══ SUPPLIED DATA ══

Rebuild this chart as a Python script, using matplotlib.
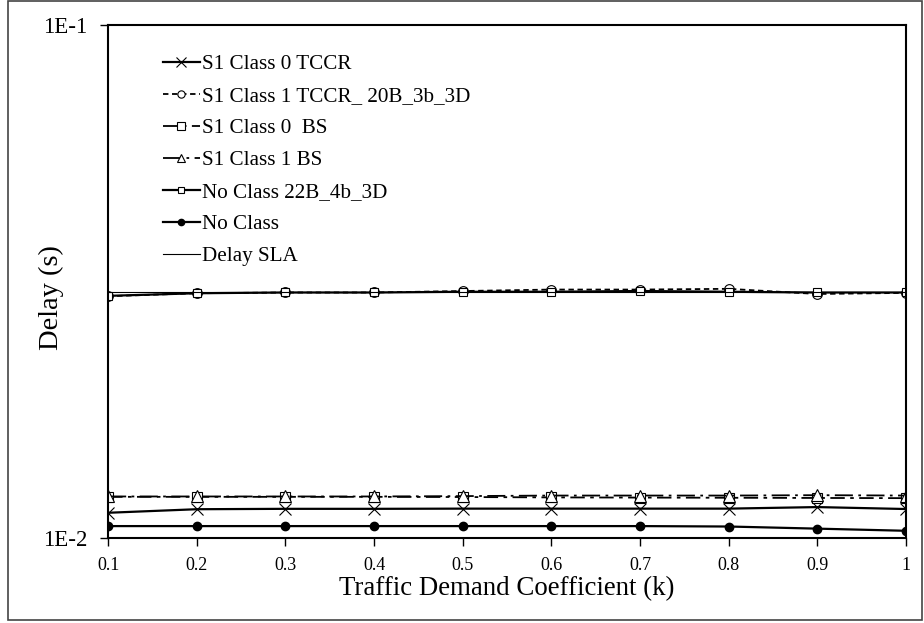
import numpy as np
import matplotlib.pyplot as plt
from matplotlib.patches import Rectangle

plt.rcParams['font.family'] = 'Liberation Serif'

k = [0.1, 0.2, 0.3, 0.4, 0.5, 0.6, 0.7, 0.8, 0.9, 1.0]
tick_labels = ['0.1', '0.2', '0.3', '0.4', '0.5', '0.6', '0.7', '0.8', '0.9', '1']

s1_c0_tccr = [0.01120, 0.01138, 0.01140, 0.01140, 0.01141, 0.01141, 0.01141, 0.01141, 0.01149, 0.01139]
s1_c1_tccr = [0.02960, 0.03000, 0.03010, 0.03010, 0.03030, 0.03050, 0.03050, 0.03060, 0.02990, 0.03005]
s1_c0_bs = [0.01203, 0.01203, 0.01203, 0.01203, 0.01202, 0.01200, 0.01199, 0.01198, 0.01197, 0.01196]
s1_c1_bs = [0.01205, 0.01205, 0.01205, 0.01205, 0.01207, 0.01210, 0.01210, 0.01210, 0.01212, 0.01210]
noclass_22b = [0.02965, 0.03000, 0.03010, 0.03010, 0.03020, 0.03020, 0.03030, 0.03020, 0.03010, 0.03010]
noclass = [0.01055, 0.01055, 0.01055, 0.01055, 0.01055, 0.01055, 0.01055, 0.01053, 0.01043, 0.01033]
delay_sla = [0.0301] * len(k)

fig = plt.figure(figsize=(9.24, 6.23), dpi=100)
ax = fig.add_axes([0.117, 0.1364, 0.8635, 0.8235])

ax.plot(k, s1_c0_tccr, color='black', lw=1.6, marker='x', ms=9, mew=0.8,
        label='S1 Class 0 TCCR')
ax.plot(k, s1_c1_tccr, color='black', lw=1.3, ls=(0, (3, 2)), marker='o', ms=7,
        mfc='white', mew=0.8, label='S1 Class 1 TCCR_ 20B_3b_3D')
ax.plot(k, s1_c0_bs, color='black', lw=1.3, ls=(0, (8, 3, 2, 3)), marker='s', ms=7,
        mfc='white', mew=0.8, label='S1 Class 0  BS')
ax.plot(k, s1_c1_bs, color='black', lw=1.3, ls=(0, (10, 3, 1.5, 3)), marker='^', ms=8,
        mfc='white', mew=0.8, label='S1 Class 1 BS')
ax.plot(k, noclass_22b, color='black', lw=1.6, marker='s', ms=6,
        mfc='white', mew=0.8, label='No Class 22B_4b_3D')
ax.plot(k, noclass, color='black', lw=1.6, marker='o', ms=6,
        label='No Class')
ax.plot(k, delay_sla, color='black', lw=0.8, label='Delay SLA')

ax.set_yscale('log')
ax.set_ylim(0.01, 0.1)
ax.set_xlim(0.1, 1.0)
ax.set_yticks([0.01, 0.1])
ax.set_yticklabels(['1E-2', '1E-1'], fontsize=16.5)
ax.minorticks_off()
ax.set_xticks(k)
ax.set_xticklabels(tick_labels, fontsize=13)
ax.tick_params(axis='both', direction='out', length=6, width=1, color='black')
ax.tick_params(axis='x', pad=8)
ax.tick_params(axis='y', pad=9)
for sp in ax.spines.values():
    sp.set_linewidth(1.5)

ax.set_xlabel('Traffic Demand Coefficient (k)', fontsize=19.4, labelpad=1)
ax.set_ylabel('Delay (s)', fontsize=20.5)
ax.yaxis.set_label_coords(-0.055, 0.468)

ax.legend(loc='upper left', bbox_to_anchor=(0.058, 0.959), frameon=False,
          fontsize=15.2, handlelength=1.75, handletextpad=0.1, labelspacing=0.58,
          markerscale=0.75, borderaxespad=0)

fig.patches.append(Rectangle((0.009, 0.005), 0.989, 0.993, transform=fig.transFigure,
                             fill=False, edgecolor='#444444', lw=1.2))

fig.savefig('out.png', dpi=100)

═══

__CHALLENGE__.
Only lines belong in the copy: transcribe those from the start of the data through the line that contains "ax = fig.add_axes([0.117, 0.1364, 0.8635, 0.8235])", and skip the pictures.

__WRITTEN REPLY__.
Rebuild this chart as a Python script, using matplotlib.
import numpy as np
import matplotlib.pyplot as plt
from matplotlib.patches import Rectangle

plt.rcParams['font.family'] = 'Liberation Serif'

k = [0.1, 0.2, 0.3, 0.4, 0.5, 0.6, 0.7, 0.8, 0.9, 1.0]
tick_labels = ['0.1', '0.2', '0.3', '0.4', '0.5', '0.6', '0.7', '0.8', '0.9', '1']

s1_c0_tccr = [0.01120, 0.01138, 0.01140, 0.01140, 0.01141, 0.01141, 0.01141, 0.01141, 0.01149, 0.01139]
s1_c1_tccr = [0.02960, 0.03000, 0.03010, 0.03010, 0.03030, 0.03050, 0.03050, 0.03060, 0.02990, 0.03005]
s1_c0_bs = [0.01203, 0.01203, 0.01203, 0.01203, 0.01202, 0.01200, 0.01199, 0.01198, 0.01197, 0.01196]
s1_c1_bs = [0.01205, 0.01205, 0.01205, 0.01205, 0.01207, 0.01210, 0.01210, 0.01210, 0.01212, 0.01210]
noclass_22b = [0.02965, 0.03000, 0.03010, 0.03010, 0.03020, 0.03020, 0.03030, 0.03020, 0.03010, 0.03010]
noclass = [0.01055, 0.01055, 0.01055, 0.01055, 0.01055, 0.01055, 0.01055, 0.01053, 0.01043, 0.01033]
delay_sla = [0.0301] * len(k)

fig = plt.figure(figsize=(9.24, 6.23), dpi=100)
ax = fig.add_axes([0.117, 0.1364, 0.8635, 0.8235])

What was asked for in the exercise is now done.